The 241-hp, single-turbo T5 version installed in the S60 sedan we drove has a wonderfully broad and flat torque curve—Volvo claims 258 lb-ft are available from 1500 to 4800 rpm. Combine that torque-rich character with the relatively short spaces between the eight gears, and the S60 always seems to be operating in the meatiest part of the power band. However, there are only so many thrills that can arise from mixing 241 horsepower with a car that weighs about 3600 pounds.

Volvo claims the S60 equipped with the T5 Drive-E should gallop from 0 to 60 mph in 6.2 seconds. It felt maybe a couple of beats behind that when we drove the hills around Nice. The turbo boosts performance, but it also seems to smother the engine’s exhaust note so that it lacks a definable character. It feels like a lot of other contemporary engines—smooth, unflappable, and tame—so it’s not distinct from most of the competition.

2014 Volvo S60

As to the S60 itself, it’s still a sweet-natured, comfortable, and antiseptic machine. The 2014 revision includes new sheetmetal for the fenders and hood and new headlights for a more aggressive look. But at its core, the sedan is stoic, only reluctantly communicative, and rarely eager to be pushed harder.

XC60 T6 Hustles the Waltz

The 302-hp T6-motivated XC60 instantly announces its power with the subdued whine of the belt-driven Eaton supercharger. The goal here, says Volvo, is to use the Eaton to engorge the engine’s output down low and then transition over to a turbocharger as the engine moves to the upper end of its operating range. This results in solid, off-idle thrust and torque that peaks at 295 lb-ft at 2100 rpm and stays there all the way to 4500.

Even the lightest XC60 weighs more than two tons, so that torque production has to push around some mighty mass. Yet the XC60 with the T6 waltzes to 60 mph, Volvo claims, in a reasonable 6.8 seconds. Maybe it’s the sound of that blower, but this crossover feels like it’s hustling when the loud pedal is slapped against the firewall, and it consequently makes the big XC60 a bit more engaging than the T5-powered S60. The XC60’s easygoing, if somewhat remote road manners are appropriate for a big crossover. Volvo has always built fine big boxes, and this is a fine big box.

Thumping Torque in the D4 V60 Diesel Wagon

Finally, we drove the V60 wagon powered by the 178-hp D4 turbo-diesel Drive-E. Whereas the two other engines seem to be working to earn their keep, the diesel almost hums a happy, slightly clattery tune while it runs through the eight gears.

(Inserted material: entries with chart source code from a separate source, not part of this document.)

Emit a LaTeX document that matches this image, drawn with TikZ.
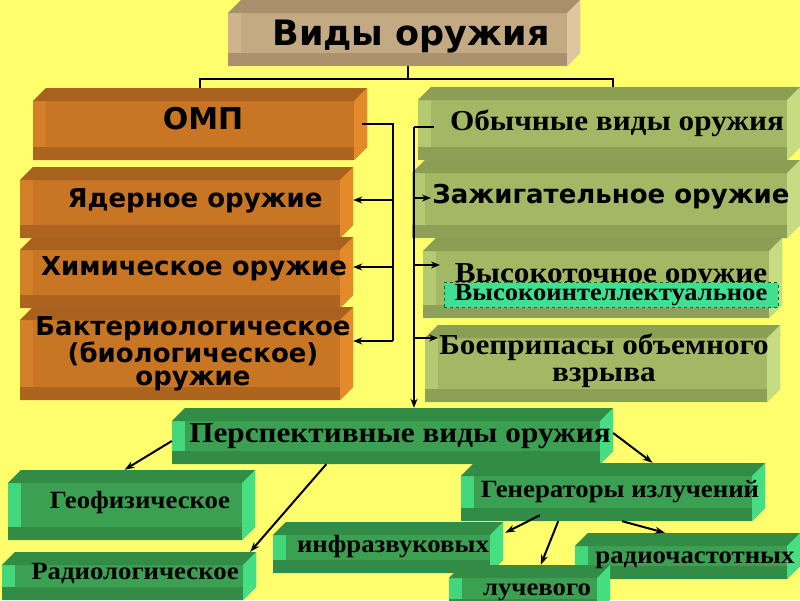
\documentclass[tikz,border=0pt]{standalone}
\usepackage{fontspec}
\setmainfont[FakeStretch=1.08]{Liberation Serif}
\newfontfamily\dvs{DejaVu Sans}
\usetikzlibrary{arrows.meta,calc}
\definecolor{bg}{RGB}{255,255,110}
\definecolor{om}{RGB}{200,118,36}\definecolor{omT}{RGB}{168,98,30}\definecolor{omR}{RGB}{228,138,42}
\definecolor{omB}{RGB}{172,100,30}\definecolor{omL}{RGB}{212,128,40}
\definecolor{tn}{RGB}{196,170,130}\definecolor{tnT}{RGB}{168,144,108}\definecolor{tnR}{RGB}{222,198,158}
\definecolor{tnB}{RGB}{170,146,110}\definecolor{tnL}{RGB}{205,180,140}
\definecolor{ol}{RGB}{163,184,100}\definecolor{olT}{RGB}{138,158,84}\definecolor{olR}{RGB}{198,220,130}
\definecolor{olB}{RGB}{140,160,86}\definecolor{olL}{RGB}{180,202,112}
\definecolor{gr}{RGB}{60,160,82}\definecolor{grT}{RGB}{50,140,70}\definecolor{grR}{RGB}{70,222,130}
\definecolor{grB}{RGB}{50,140,70}\definecolor{grL}{RGB}{66,215,125}
\definecolor{hifill}{RGB}{64,224,144}\definecolor{hidraw}{RGB}{0,110,50}
\newcommand\cubebox[7]{%
 \fill[#7] (#2,#3+#6) -- (#2+#6,#3) -- (#4,#3) -- (#4,#5-#6) -- (#4-#6,#5) -- (#2,#5) -- cycle;
 \fill[#7L] (#2,#3+#6) -- (#2+#6,#3+#6) -- (#2+#6,#5-#6) -- (#2,#5-#6) -- cycle;
 \fill[#7B] (#2,#5-#6) -- (#4-#6,#5-#6) -- (#4-#6,#5) -- (#2,#5) -- cycle;
 \fill[#7T] (#2,#3+#6) -- (#2+#6,#3) -- (#4,#3) -- (#4-#6,#3+#6) -- cycle;
 \fill[#7R] (#4-#6,#3+#6) -- (#4,#3) -- (#4,#5-#6) -- (#4-#6,#5) -- cycle;
 \node[boxn, minimum width={#4-#2}, minimum height={#5-#3}] (#1) at ({(#2+#4)/2},{(#3+#5)/2}) {};
}
\tikzset{
 boxn/.style={inner sep=0pt, draw=none},
 st/.style={inner sep=0pt, anchor=base, font=\dvs\bfseries\fontsize{26}{23}\selectfont},
 rt/.style={inner sep=0pt, anchor=base, font=\bfseries\fontsize{28.9}{27}\selectfont},
 rs/.style={inner sep=0pt, anchor=base, font=\bfseries\fontsize{24.8}{25}\selectfont},
 ln/.style={line width=2.4pt},
 tln/.style={line width=2pt},
 arr/.style={line width=2.4pt, -{Stealth[length=9pt,width=7pt]}},
 darr/.style={line width=2pt, -{Stealth[length=10pt,width=7pt]}},
}
\begin{document}
\begin{tikzpicture}[x=1pt,y=-1pt]
\useasboundingbox (0,0) rectangle (800,600);
\fill[bg] (0,0) rectangle (800,600);
% boxes
\cubebox{vid}{228}{0}{580}{66}{13}{tn}
\cubebox{omp}{33}{88}{367}{160}{13}{om}
\cubebox{yad}{20}{167}{353}{238}{13}{om}
\cubebox{him}{20}{237}{353}{308}{13}{om}
\cubebox{bak}{20}{307}{353}{400}{13}{om}
\cubebox{oby}{418}{87}{800}{160}{13}{ol}
\cubebox{zaj}{412}{160}{800}{238}{13}{ol}
\cubebox{vys}{423}{238}{782}{318}{13}{ol}
\cubebox{boe}{425}{325}{780}{402}{13}{ol}
\cubebox{per}{172}{408}{613}{464}{13}{gr}
\cubebox{geo}{8}{470}{255}{540}{13}{gr}
\cubebox{rad}{2}{552}{256}{600}{13}{gr}
\cubebox{inf}{273}{522}{503}{573}{13}{gr}
\cubebox{gen}{461}{463}{765}{521}{13}{gr}
\cubebox{rch}{575}{533}{800}{579}{13}{gr}
\cubebox{luc}{449}{565}{610}{612}{13}{gr}
% texts
\node[st, font=\dvs\bfseries\fontsize{35}{35}\selectfont] (tvid) at (411,45) {Виды оружия};
\node[st, font=\dvs\bfseries\fontsize{30}{30}\selectfont] (tomp) at (203,129) {ОМП};
\node[st] (tyad) at (195,207) {Ядерное оружие};
\node[st] (thim) at (194,275) {Химическое оружие};
\node[st, anchor=center, align=center] (tbak) at (193,354) {Бактериологическое\\(биологическое)\\оружие};
\node[rt] (toby) at (617,130) {Обычные виды оружия};
\node[st] (tzaj) at (611,203) {Зажигательное оружие};
\node[rt] (tvys) at (611,282) {Высокоточное оружие};
\node[rt, anchor=center, fill=hifill, draw=hidraw, dashed, line width=1pt, minimum width=334pt, minimum height=25pt, font=\bfseries\fontsize{24.6}{25}\selectfont] (thi) at (611,295) {Высокоинтеллектуальное};
\node[rt, anchor=center, align=center] (tboe) at (604,361) {Боеприпасы объемного\\взрыва};
\node[rt] (tper) at (400,442) {Перспективные виды оружия};
\node[rs] (tgeo) at (140,508) {Геофизическое};
\node[rs] (trad) at (135,579) {Радиологическое};
\node[rs] (tinf) at (393,552) {инфразвуковых};
\node[rs] (tgen) at (620,497) {Генераторы излучений};
\node[rs] (trch) at (695,563) {радиочастотных};
\node[rs] (tluc) at (537,595) {лучевого};
% top connector
\coordinate (tj) at (408,79);
\coordinate (tl) at (200,79);
\coordinate (tr) at (613,79);
\draw[tln] (tj |- vid.south) -- (tj);
\draw[tln] (tl |- omp.north) -- (tl) -- (tr) -- (tr |- oby.north);
% left bus
\coordinate (lbt) at (393,124);
\coordinate (lb1) at (393,200);
\coordinate (lb2) at (393,267);
\coordinate (lb3) at (393,341);
\draw[ln] ([xshift=-5pt]lbt -| omp.east) -- (lbt) -- (lb3);
\draw[arr] (lb1) -- (lb1 -| yad.east);
\draw[arr] (lb2) -- (lb2 -| him.east);
\draw[arr] (lb3) -- (lb3 -| bak.east);
% right bus
\coordinate (rbt) at (414,127);
\coordinate (obyin) at (434,127);
\coordinate (rb1) at (414,198);
\coordinate (rb2) at (414,265);
\coordinate (rb3) at (414,338);
\coordinate (zajin) at (431,198);
\coordinate (vysin) at (440,265);
\coordinate (boein) at (438,338);
\draw[ln] (obyin) -- (rbt);
\draw[arr] (rbt) -- (rbt |- per.north);
\draw[arr] (rb1) -- (zajin);
\draw[arr] (rb2) -- (vysin);
\draw[arr] (rb3) -- (boein);
% perspective arrows
\draw[darr] ([yshift=-5pt]per.west) -- ([xshift=-7pt]geo.north);
\draw[darr] ($(per.south west)!0.35!(per.south east)$) -- ([xshift=-6pt]rad.north east);
\draw[darr] ([yshift=3pt]per.east) -- ($(gen.north west)!0.63!(gen.north east)$);
\draw[darr] ([yshift=6pt]$(gen.south west)!0.26!(gen.south east)$) -- ([xshift=2pt,yshift=-11pt]inf.north east);
\draw[darr] ($(gen.south west)!0.32!(gen.south east)$) -- ($(luc.north west)!0.57!(luc.north east)$);
\draw[darr] ($(gen.south west)!0.53!(gen.south east)$) -- ($(rch.north west)!0.4!(rch.north east)$);
\end{tikzpicture}
\end{document}
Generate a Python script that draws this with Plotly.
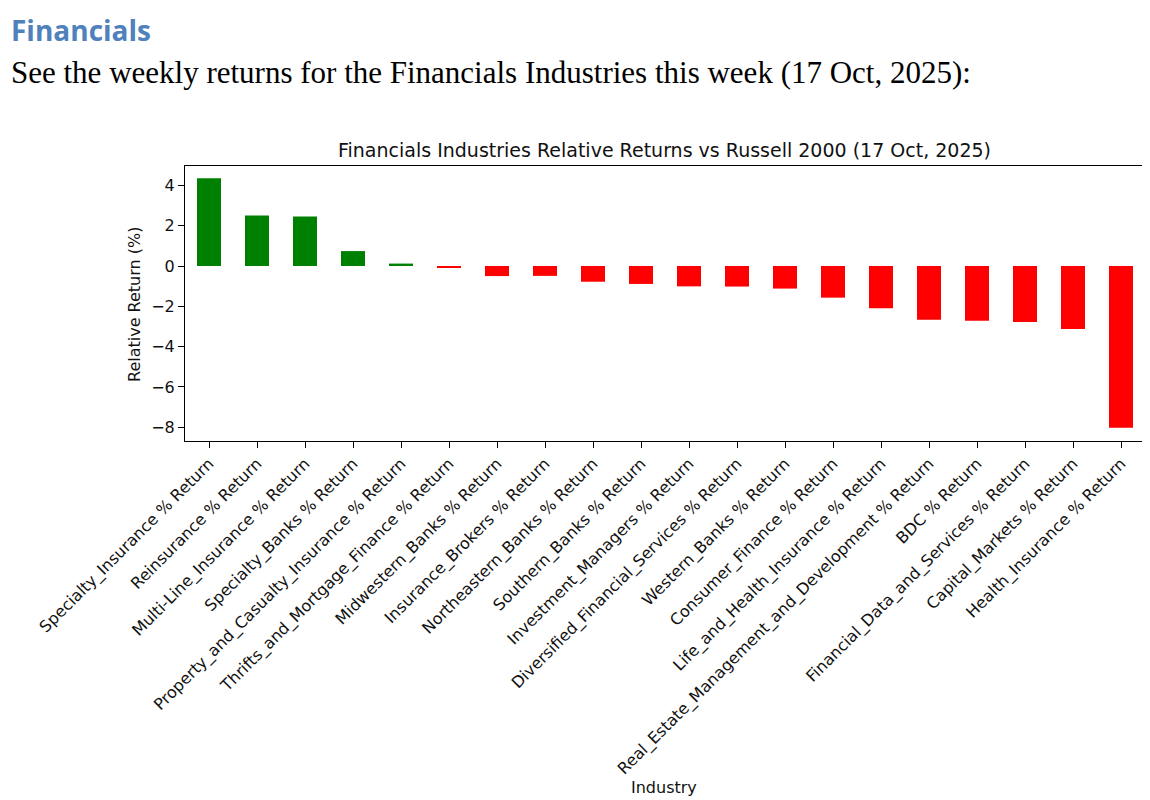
import plotly.graph_objects as go

industries = [
    "Specialty_Insurance % Return",
    "Reinsurance % Return",
    "Multi-Line_Insurance % Return",
    "Specialty_Banks % Return",
    "Property_and_Casualty_Insurance % Return",
    "Thrifts_and_Mortgage_Finance % Return",
    "Midwestern_Banks % Return",
    "Insurance_Brokers % Return",
    "Northeastern_Banks % Return",
    "Southern_Banks % Return",
    "Investment_Managers % Return",
    "Diversified_Financial_Services % Return",
    "Western_Banks % Return",
    "Consumer_Finance % Return",
    "Life_and_Health_Insurance % Return",
    "Real_Estate_Management_and_Development % Return",
    "BDC % Return",
    "Financial_Data_and_Services % Return",
    "Capital_Markets % Return",
    "Health_Insurance % Return",
]
returns = [4.35, 2.51, 2.46, 0.74, 0.12, -0.08, -0.50, -0.49, -0.78, -0.89,
           -1.01, -1.02, -1.12, -1.57, -2.10, -2.66, -2.71, -2.78, -3.13, -8.02]
y_ticks = [4, 2, 0, -2, -4, -6, -8]

colors = ["#008000" if v >= 0 else "#ff0000" for v in returns]

OFF = 8  # page body margin
W, H = 1150 - OFF, 800 - OFF
L, R, T, B = 185 - OFF, 1145 - OFF, 166 - OFF, 441 - OFF  # plot area in figure pixels

def px(x):
    return (x - OFF - L) / (R - L)

def py(y):
    return (B - (y - OFF)) / (B - T)

fig = go.Figure(go.Bar(
    x=list(range(len(industries))), y=returns, width=0.5,
    marker=dict(color=colors, line=dict(width=0)),
))

font_mpl = "DejaVu Sans"
fig.update_layout(
    width=W, height=H,
    margin=dict(l=L, r=W - R, t=T, b=H - B, pad=0),
    paper_bgcolor="white", plot_bgcolor="white",
    showlegend=False,
    font=dict(family=font_mpl, size=16, color="black"),
    xaxis=dict(
        range=[-0.5, len(industries) - 0.5],
        tickmode="array", tickvals=list(range(len(industries))), ticktext=industries,
        tickangle=-45, ticks="outside", ticklen=6, tickwidth=1, tickcolor="black",
        showline=True, linecolor="black", linewidth=1, mirror=True,
        showgrid=False, zeroline=False, automargin=False,
        tickfont=dict(family=font_mpl, size=16, color="#111"),
    ),
    yaxis=dict(
        range=[-8.68, 4.96],
        tickmode="array", tickvals=y_ticks,
        ticktext=[("\u2212" + str(-v)) if v < 0 else str(v) for v in y_ticks],
        ticks="outside", ticklen=6, tickwidth=1, tickcolor="black",
        showline=True, linecolor="black", linewidth=1, mirror=True,
        showgrid=False, zeroline=False, automargin=False,
        tickfont=dict(family=font_mpl, size=16, color="#111"),
    ),
    annotations=[
        dict(text="<b>Financials</b>", x=px(9), y=py(30), xref="paper", yref="paper",
             xanchor="left", yanchor="middle", showarrow=False,
             font=dict(family="Open Sans", size=28, color="#4f81bd")),
        dict(text="See the weekly returns for the Financials Industries this week (17 Oct, 2025):",
             x=px(9), y=py(72), xref="paper", yref="paper",
             xanchor="left", yanchor="middle", showarrow=False,
             font=dict(family="Liberation Serif", size=31, color="black")),
        dict(text="Financials Industries Relative Returns vs Russell 2000 (17 Oct, 2025)",
             x=px(664), y=py(150), xref="paper", yref="paper",
             xanchor="center", yanchor="middle", showarrow=False,
             font=dict(family=font_mpl, size=19, color="#111")),
        dict(text="Relative Return (%)", x=px(134), y=py(305), xref="paper", yref="paper",
             xanchor="center", yanchor="middle", showarrow=False, textangle=-90,
             font=dict(family=font_mpl, size=16, color="#111")),
        dict(text="Industry", x=px(664), y=py(787), xref="paper", yref="paper",
             xanchor="center", yanchor="middle", showarrow=False,
             font=dict(family=font_mpl, size=16, color="#111")),
    ],
)

fig.write_html("out.html")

Top left: 2014 Volvo V60. Top right: 2014 Volvo XC60. Bottom: XC60 instrument cluster.

That engine’s happiness stems directly from the diesel’s bountiful torque production. It might only putter out 178 horsepower at 4250 rpm, but it thumps along 295 lb-ft of twist between 1750 and 2500 rpm. Volvo says it will accelerate to 60 mph in 7.5 seconds, but that doesn’t reflect how well behaved the engine was stomping through French traffic.

The mix of the diesel’s personality with the wagon body’s versatility makes this V60 a viable, somewhat-more-upscale alternative to vehicles like the slightly smaller Volkswagen Jetta TDI wagon. The bad news is that Volvo hasn’t yet decided to ship the diesel version of the Drive-E engine over to North America. It should.

Volvo’s four-cylinder-only strategy seems risky looking in from the outside. But simplifying its production this way leads to efficiencies the company needs to remain in the game. After all, Sweden is counting on it.